CID as the key to turnaround
With the CID, the EU wants to make Europe a Mecca for green production sites. To this end, it is realigning its industrial and climate policy agenda. The priorities include the affordability of energy, a functioning circular economy and international partnerships.
Omnibus packages to ease the burden
At the same time, the EU has launched so-called omnibus packages. The term "omnibus" stands for a legislative initiative that aims to introduce changes to various existing regulations at the same time. These regulations are the Corporate Sustainability Reporting Directive (CSRD), the Supply Chain Act (Corporate Sustainability Due Diligence Directive) and the EU Taxonomy. With this initiative, the EU aims to bundle and simplify the reporting obligations of the CSRD, the Supply Chain Act and the EU Taxonomy into a single law.
Examples reporting obligation and supply chain
The example of the CSRD shows just how far-reaching the new draft is. According to this, only companies with more than 1,000 employees and a net annual turnover of at least 50 million euros will be required to report. Conversely, this means that The reporting obligation would no longer apply to around 80 percent of companies.
The changes to the Supply Chain Act are similarly striking.

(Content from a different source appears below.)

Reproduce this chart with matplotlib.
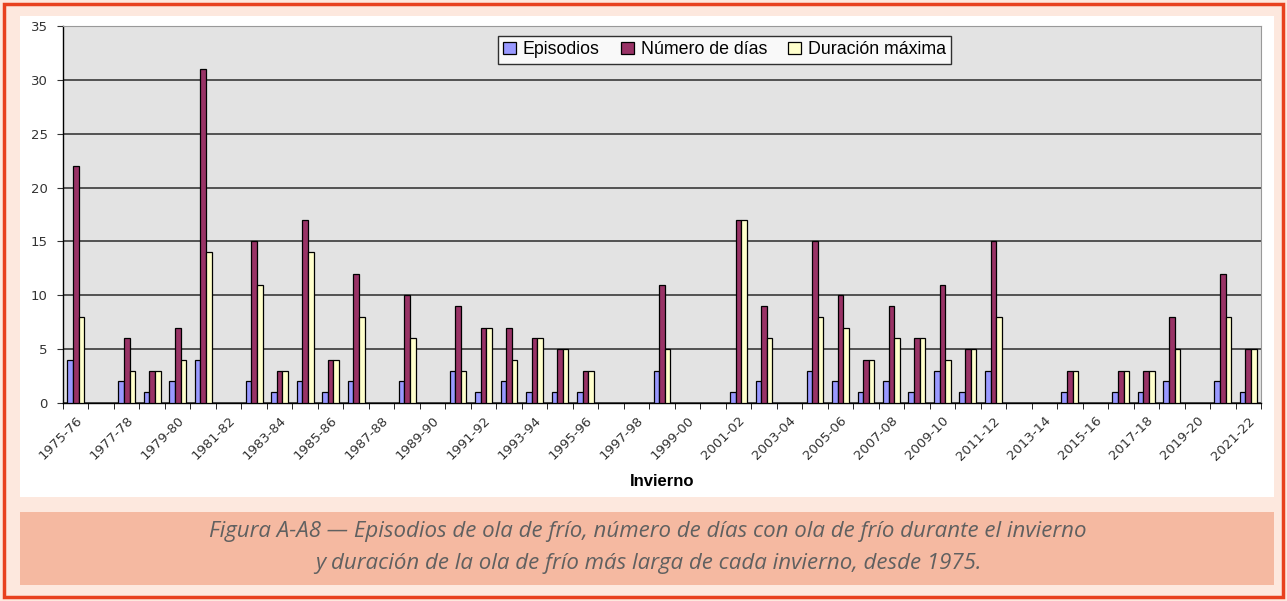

While the previous draft provided for due diligence for the entire supply chain, the current draft proposal would only apply to direct business partners, so-called Tier 1 suppliers.
What happens now?
The EU has currently put the omnibus draft out for public consultation. Comments on the draft proposals can be submitted until March 26, 2025. According to the EU, the final regulation should be available in the second quarter of 2025. The Commission has asked for the legislative initiative to be treated as a priority.